Au Caire, sur les places Rabaa al-Adawiya et Nahda, où campaient depuis plus d'un mois des milliers d'islamistes venus avec femmes et enfants, les bulldozers des forces de l'ordre, qui avaient promis une opération "graduelle" et des "sommations", ont pris les manifestants par surprise à l'aube. Dans l'après-midi, un journaliste a compté 124 cadavres - dont plusieurs manifestement tués par balle - dans la morgue de fortune de l'un des deux rassemblements pro-Morsi, celui de la place Rabaa al-Adawiya au Caire. Et ce nombre pourrait augmenter, car aucun bilan n'était disponible dans l'immédiat après la dispersion de la place Nahda, que le ministère de l'Intérieur dit désormais contrôler "totalement". Des correspondants de l'AFP y ont vu quatre cadavres, certains calcinés.

La fille d'un leader des Frères musulmans tuée

Au cours de la dispersion des manifestants qui avaient promis de rester dans leur village de tentes jusqu'au retour au pouvoir du premier président démocratiquement élu, un caméraman de la chaîne britannique Sky News a été tué par balle.

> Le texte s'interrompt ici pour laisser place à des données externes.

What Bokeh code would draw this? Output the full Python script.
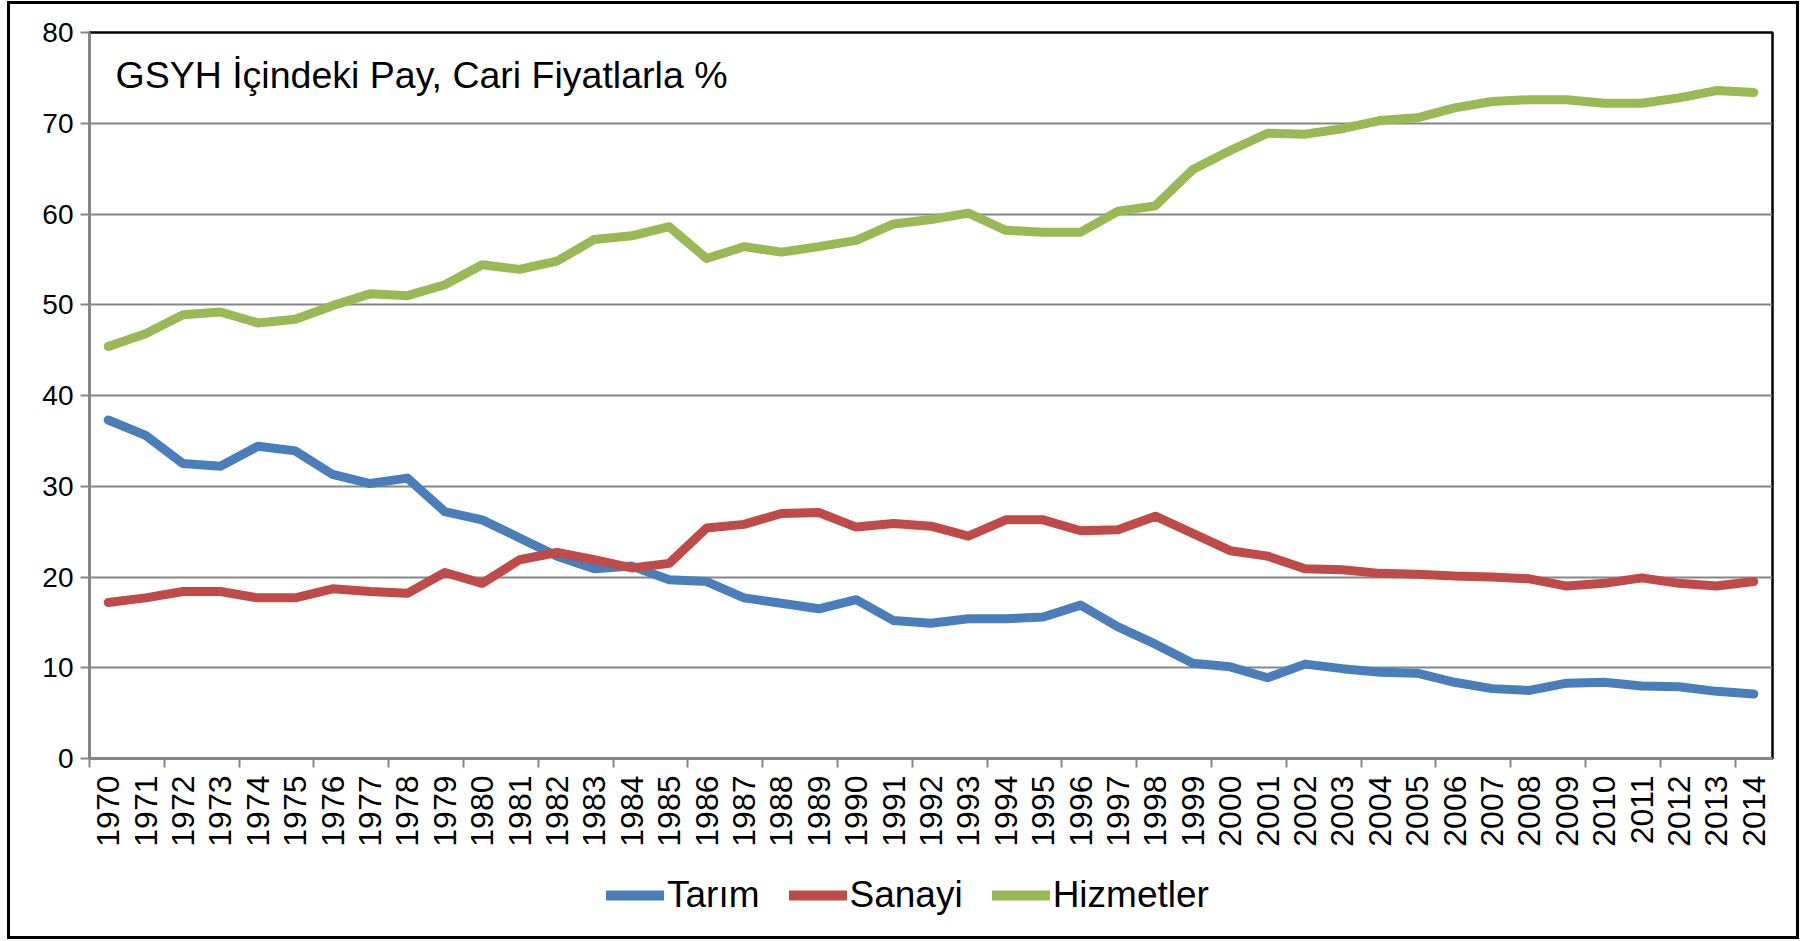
from bokeh.plotting import figure
from bokeh.layouts import column
from bokeh.models import Range1d, FixedTicker, Legend, LegendItem, Label, ColumnDataSource
from bokeh.embed import file_html
from bokeh.resources import INLINE
import math

years = list(range(1970, 2015))
tarim = [37.3, 35.6, 32.5, 32.2, 34.4, 33.9, 31.3, 30.3, 30.9, 27.2,
         26.3, 24.3, 22.3, 20.9, 21.2, 19.7, 19.5, 17.7, 17.1, 16.5,
         17.5, 15.2, 14.9, 15.4, 15.4, 15.6, 16.9, 14.5, 12.6, 10.5,
         10.1, 8.9, 10.4, 9.9, 9.5, 9.4, 8.4, 7.7, 7.5, 8.3,
         8.4, 8.0, 7.9, 7.4, 7.1]
sanayi = [17.2, 17.7, 18.4, 18.4, 17.7, 17.7, 18.7, 18.4, 18.2, 20.5,
          19.3, 21.9, 22.7, 21.9, 21.0, 21.5, 25.4, 25.8, 27.0, 27.1,
          25.5, 25.9, 25.6, 24.5, 26.3, 26.3, 25.1, 25.2, 26.7, 24.8,
          22.9, 22.3, 20.9, 20.8, 20.4, 20.3, 20.1, 20.0, 19.8, 19.0,
          19.3, 19.9, 19.3, 19.0, 19.5]
hizmetler = [45.4, 46.8, 48.9, 49.2, 48.0, 48.4, 49.9, 51.2, 51.0, 52.2,
             54.4, 53.9, 54.8, 57.2, 57.6, 58.6, 55.1, 56.4, 55.8, 56.4,
             57.1, 58.9, 59.4, 60.1, 58.2, 58.0, 58.0, 60.3, 60.9, 64.9,
             67.0, 68.9, 68.8, 69.4, 70.3, 70.6, 71.7, 72.4, 72.6, 72.6,
             72.2, 72.2, 72.8, 73.6, 73.4]
series_cols = ["tarim", "sanayi", "hizmetler"]
series_names = ["Tarım", "Sanayi", "Hizmetler"]
series_colors = ["#4A7EBB", "#BE4B48", "#98B954"]
y_ticks = [0, 10, 20, 30, 40, 50, 60, 70, 80]
title_text = "GSYH İçindeki Pay, Cari Fiyatlarla %"

FONT = "Liberation Sans"
GREY = "#868686"
LW = 9

src = ColumnDataSource(dict(year=years, tarim=tarim, sanayi=sanayi, hizmetler=hizmetler))

# ---------------- main chart ----------------
p = figure(width=1786, height=845, output_backend="svg", toolbar_location=None,
           x_range=Range1d(years[0] - 0.5, years[-1] + 0.5), y_range=Range1d(0, 80),
           min_border_left=79, min_border_top=28, min_border_right=24, min_border_bottom=90)
p.outline_line_color = "black"
p.outline_line_width = 2.5
p.background_fill_color = "white"
p.border_fill_color = "white"

for col, color in zip(series_cols, series_colors):
    p.line("year", col, source=src, line_color=color, line_width=LW,
           line_cap="round", line_join="round")

p.xgrid.visible = False
p.ygrid.ticker = FixedTicker(ticks=y_ticks)
p.ygrid.grid_line_color = GREY
p.ygrid.grid_line_width = 2

ya = p.yaxis[0]
ya.ticker = FixedTicker(ticks=y_ticks)
ya.axis_line_color = GREY
ya.axis_line_width = 3
ya.major_tick_line_color = GREY
ya.major_tick_line_width = 2
ya.major_tick_out = 9
ya.major_tick_in = 0
ya.minor_tick_line_color = None
ya.major_label_standoff = 7
ya.major_label_text_font = FONT
ya.major_label_text_font_size = "28px"
ya.major_label_text_color = "black"

minor = [years[0] - 0.5 + 2 * k for k in range(23)]
xa = p.xaxis[0]
xa.ticker = FixedTicker(ticks=years, minor_ticks=minor)
xa.axis_line_color = GREY
xa.axis_line_width = 3
xa.major_tick_line_color = None
xa.major_tick_out = 0
xa.major_tick_in = 0
xa.minor_tick_line_color = GREY
xa.minor_tick_line_width = 2
xa.minor_tick_out = 9
xa.minor_tick_in = 0
xa.major_label_orientation = math.pi / 2
xa.major_label_standoff = 8
xa.major_label_text_font = FONT
xa.major_label_text_font_size = "32px"
xa.major_label_text_color = "black"

p.add_layout(Label(x=26, y=684, x_units="screen", y_units="screen", text=title_text,
                   text_font=FONT, text_font_size="37.5px", text_color="black",
                   text_baseline="alphabetic"))

# ---------------- legend strip ----------------
lg = figure(width=1786, height=87, output_backend="svg", toolbar_location=None,
            x_range=Range1d(0, 1), y_range=Range1d(0, 1),
            x_axis_location=None, y_axis_location=None,
            min_border_left=0, min_border_right=0, min_border_top=0, min_border_bottom=0)
lg.grid.visible = False
lg.outline_line_color = None
lg.background_fill_color = "white"
lg.border_fill_color = "white"
leg_renderers = []
for col, color in zip(series_cols, series_colors):
    leg_renderers.append(lg.line("year", col, source=src, line_color=color, line_width=10,
                                 line_cap="round", line_join="round"))

legend = Legend(items=[LegendItem(label=n, renderers=[r]) for n, r in zip(series_names, leg_renderers)],
                orientation="horizontal", location=(517, 20),
                glyph_width=58, glyph_height=30, label_standoff=3, spacing=29,
                padding=0, margin=0, border_line_color=None, background_fill_alpha=0,
                label_text_font=FONT, label_text_font_size="37px", label_text_color="black")
lg.add_layout(legend, "center")

layout = column(p, lg, spacing=0)
layout.styles = {"border": "3px solid black", "margin-left": "7px", "margin-top": "1px"}

open("out.html", "w").write(file_html(layout, INLINE))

Les Frères musulmans ont de leur côté annoncé que la fille de 17 ans d'un de leurs principaux leaders, Mohammed al-Beltagui, avait également été tuée par balle. Au total, les Frères parlent de 2 200 morts et plus de 10 000 blessés, tandis que les autorités disent avoir recensé 95 décès à travers le pays, dont au moins 7 membres des forces de sécurité au Caire, et affirment que les manifestants ont ouvert le feu sur la police. Un responsable de la sécurité a affirmé que 543 personnes avaient été arrêtées.

L'imam d'Al-Azhar, plus haute autorité de l'islam sunnite, s'est désolidarisé de l'opération en expliquant à la télévision n'avoir pas eu connaissance des méthodes que les forces de l'ordre comptaient employer, après avoir pourtant apporté sa caution lors du coup de force des militaires contre Mohamed Morsi le 3 juillet. Outre l'état d'urgence décrété dans le pays à partir de 14 heures GMT, le gouvernement a annoncé que le trafic ferroviaire vers et depuis Le Caire était interrompu pour prévenir de nouveaux rassemblements. En représailles à la dispersion, des islamistes bloquaient des axes du Caire en incendiant des pneus pour tenter de paralyser le pays. Des heurts avaient lieu dans différents quartiers du Caire et ont fait plusieurs morts dans d'autres villes du pays.

La communauté internationale appelle à faire cesser le massacre

À Alexandrie, la deuxième ville du pays, dans le nord, des échanges de tirs nourris à l'arme automatique avaient lieu, a constaté un journaliste. Dans les provinces d'el-Menia et de Sohag (centre), des pro-Morsi ont incendié des églises de la communauté copte, dont le patriarche avait lui aussi soutenu la décision de l'armée de destituer Mohamed Morsi, toujours retenu au secret. Le secrétaire général de l'ONU, Ban Ki-moon, a "condamné dans les termes les plus fermes les violences". Ankara, qui s'était opposé à la destitution de Mohamed Morsi, a appelé la communauté internationale à faire cesser le "massacre", un terme également utilisé par l'Iran. Londres a "condamné l'utilisation de la force", et la Suède a fait porter la "principale responsabilité" des violences aux autorités.

Le Qatar, principal soutien des Frères musulmans, a dénoncé "la méthode utilisée contre des manifestants pacifiques", tandis que Paris et Berlin lançaient des appels au calme dans le pays où les violences entre pro et anti-Morsi et entre pro-Morsi et forces de l'ordre avaient auparavant fait plus de 250 morts depuis fin juin, essentiellement des manifestants islamistes. Le gouvernement et la presse quasi unanime accusaient les Frères musulmans d'être des "terroristes" ayant stocké des armes automatiques sur les deux places et se servant des femmes et des enfants comme "boucliers humains". Les nouvelles autorités, s'appuyant sur une grande partie de la population qui reprochait à Mohamed Morsi d'avoir cherché à accaparer le pouvoir sans rien faire pour l'économie en crise, entendent lancer une période de transition devant mener à des élections début 2014.